NFPA Journal®, January/February 2012
For years, the automotive industry has tantalized the American public with the promise of a viable electric vehicle (EV). From the Baker Model V Electric Victoria, introduced in 1899, to later EVs such as the Citicar EV, the GM Impact, and the GM EV1, carmakers have dabbled with alternatives to the internal combustion engine.
However, technological and political barriers, coupled with consumer allegiance to fossil-fuel-powered vehicles, have all played a part in delaying EVs from becoming a real option for reliable travel.
Until now. Suddenly, it seems as if many of those obstacles have been overcome, and EVs have become a viable consumer choice, making their way into commercial fleets as well. As more EVs hit the road, NFPA is there to greet them with codes designed to ensure their safe operation.
In the 1990s, as federal clean air legislation pushed for a solution to fossil-fuel emissions, it looked as though the EV would finally achieve its long-sought breakthrough. A flurry of electric vehicle activity on the part of several automobile manufacturers necessitated the creation of a new article for NFPA 70®, National Electrical Code®. Recognizing the need for requirements covering the safe interface between electrically powered vehicles and charging equipment powered by the premises wiring system, the Society of Automotive Engineers (SAE) sponsored a proposal containing a draft of the new NEC article on EVs. This proposal, modified by code-making panel actions, became the new Article 625, which was introduced in the 1996 edition of the NEC. It seemed that everything was in place for EVs to make their way onto American highways.

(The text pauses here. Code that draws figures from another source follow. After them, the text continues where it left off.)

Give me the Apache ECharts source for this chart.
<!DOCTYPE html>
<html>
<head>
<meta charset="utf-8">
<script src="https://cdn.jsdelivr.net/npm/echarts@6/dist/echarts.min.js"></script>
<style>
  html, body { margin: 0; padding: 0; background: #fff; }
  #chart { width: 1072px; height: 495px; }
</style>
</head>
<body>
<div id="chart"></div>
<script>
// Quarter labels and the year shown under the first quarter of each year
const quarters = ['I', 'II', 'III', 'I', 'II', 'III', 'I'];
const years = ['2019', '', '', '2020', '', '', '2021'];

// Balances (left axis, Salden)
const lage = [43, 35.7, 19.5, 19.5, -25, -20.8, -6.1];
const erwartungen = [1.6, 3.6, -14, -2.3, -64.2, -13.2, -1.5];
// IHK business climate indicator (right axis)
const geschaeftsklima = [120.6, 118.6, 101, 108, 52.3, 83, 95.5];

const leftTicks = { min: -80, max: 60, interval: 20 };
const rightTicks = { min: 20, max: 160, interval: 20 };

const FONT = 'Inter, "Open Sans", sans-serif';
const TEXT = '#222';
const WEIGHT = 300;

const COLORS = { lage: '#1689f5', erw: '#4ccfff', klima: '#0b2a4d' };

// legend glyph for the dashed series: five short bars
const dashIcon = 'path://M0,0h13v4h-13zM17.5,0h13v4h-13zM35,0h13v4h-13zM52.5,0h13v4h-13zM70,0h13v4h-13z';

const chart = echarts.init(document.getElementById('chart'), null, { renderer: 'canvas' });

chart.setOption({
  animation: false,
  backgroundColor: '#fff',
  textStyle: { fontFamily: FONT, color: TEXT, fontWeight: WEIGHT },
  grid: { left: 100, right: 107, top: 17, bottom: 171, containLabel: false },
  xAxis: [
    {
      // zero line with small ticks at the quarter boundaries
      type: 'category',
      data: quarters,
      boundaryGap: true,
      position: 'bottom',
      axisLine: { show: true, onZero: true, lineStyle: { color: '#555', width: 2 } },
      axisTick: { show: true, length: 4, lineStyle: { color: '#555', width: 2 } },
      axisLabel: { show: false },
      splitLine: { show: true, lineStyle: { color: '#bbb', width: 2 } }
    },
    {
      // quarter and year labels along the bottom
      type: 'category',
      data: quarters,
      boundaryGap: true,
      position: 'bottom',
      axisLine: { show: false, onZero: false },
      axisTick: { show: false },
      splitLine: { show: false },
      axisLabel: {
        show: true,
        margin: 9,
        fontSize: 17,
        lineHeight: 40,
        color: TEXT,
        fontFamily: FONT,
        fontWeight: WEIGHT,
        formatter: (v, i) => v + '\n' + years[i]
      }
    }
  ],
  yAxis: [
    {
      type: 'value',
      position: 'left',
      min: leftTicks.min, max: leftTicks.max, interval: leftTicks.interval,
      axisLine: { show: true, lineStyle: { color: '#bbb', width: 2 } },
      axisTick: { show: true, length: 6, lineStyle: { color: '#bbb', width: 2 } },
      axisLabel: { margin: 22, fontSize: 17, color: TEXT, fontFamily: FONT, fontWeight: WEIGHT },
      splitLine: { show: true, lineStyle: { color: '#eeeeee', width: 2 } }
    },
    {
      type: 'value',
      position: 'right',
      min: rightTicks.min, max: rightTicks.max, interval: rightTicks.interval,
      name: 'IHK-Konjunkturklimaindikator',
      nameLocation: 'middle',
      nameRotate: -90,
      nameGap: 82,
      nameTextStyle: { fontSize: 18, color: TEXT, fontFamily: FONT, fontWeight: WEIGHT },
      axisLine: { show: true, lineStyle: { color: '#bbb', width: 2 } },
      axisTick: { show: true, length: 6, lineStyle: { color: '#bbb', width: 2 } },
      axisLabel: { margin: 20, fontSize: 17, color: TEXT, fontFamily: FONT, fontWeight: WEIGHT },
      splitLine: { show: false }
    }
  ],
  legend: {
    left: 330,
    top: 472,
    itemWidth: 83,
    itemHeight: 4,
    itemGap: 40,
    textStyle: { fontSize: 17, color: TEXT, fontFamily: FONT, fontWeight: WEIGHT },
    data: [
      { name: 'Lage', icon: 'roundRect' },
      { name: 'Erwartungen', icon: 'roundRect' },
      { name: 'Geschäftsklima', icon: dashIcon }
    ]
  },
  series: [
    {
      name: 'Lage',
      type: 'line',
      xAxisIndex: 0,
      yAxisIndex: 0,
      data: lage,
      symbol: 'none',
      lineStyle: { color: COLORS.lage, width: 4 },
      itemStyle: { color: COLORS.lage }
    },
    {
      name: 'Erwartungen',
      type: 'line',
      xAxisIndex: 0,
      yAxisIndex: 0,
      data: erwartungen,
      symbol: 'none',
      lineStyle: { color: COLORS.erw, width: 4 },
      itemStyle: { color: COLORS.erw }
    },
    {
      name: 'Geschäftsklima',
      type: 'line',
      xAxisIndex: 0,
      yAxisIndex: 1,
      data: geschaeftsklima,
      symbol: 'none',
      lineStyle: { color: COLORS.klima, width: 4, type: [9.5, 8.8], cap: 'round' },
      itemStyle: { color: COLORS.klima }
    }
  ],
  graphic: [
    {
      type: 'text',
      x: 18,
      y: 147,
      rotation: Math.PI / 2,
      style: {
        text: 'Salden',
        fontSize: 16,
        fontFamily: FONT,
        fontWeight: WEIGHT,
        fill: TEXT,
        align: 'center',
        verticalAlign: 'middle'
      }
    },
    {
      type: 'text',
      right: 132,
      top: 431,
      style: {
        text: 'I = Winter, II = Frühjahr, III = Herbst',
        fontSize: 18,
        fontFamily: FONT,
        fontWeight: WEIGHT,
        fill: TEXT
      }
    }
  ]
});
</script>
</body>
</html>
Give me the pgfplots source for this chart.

But the introduction of all-electric vehicles in the late 1990s was a flop with consumers. Carmakers regrouped and introduced hybrid vehicles, which combined electric and internal-combustion technologies and were able to achieve many of the energy-saving objectives of EVs.
With the recent escalation in oil prices, though, came renewed interest in all-electric vehicles. Once again, the NEC was ready. During the 2011 NEC revision cycle, a renewed focus was placed on Article 625, which was revised to accommodate the new EV technology, including new terminology and provisions for using the EV as a power source for the premises wiring system.
The number of EVs available to consumers has exploded over the past couple of years, and many electrical equipment manufacturers have introduced electric vehicle supply equipment. Prudent code creation in the 1996 Article 625 established product listing/certification requirements for this supply equipment, ensuring safe user interface. Public and private initiatives are building EV charging stations around the country at a breakneck pace. These stations provide facilities that, at a minimum, will accommodate ac Level 1 and Level 2 vehicle charging, and at some locations, dc Level 2 (“quick charge”) equipment is available.
NFPA’s Standards Council recently issued two Tentative Interim Amendments to Article 625 in the 2011 NEC. You can view these TIAs, which address the certification of charging equipment and the electrical load associated with charging equipment, at nfpa.org. Issuance of these TIAs exemplifies NFPA’s commitment to making sure the NEC keeps pace with the EV revolution and, most importantly, that the consumer interface is free from electrical hazards — the mission of the NEC.
Jeffrey Sargent is a regional electrical code specialist for NFPA.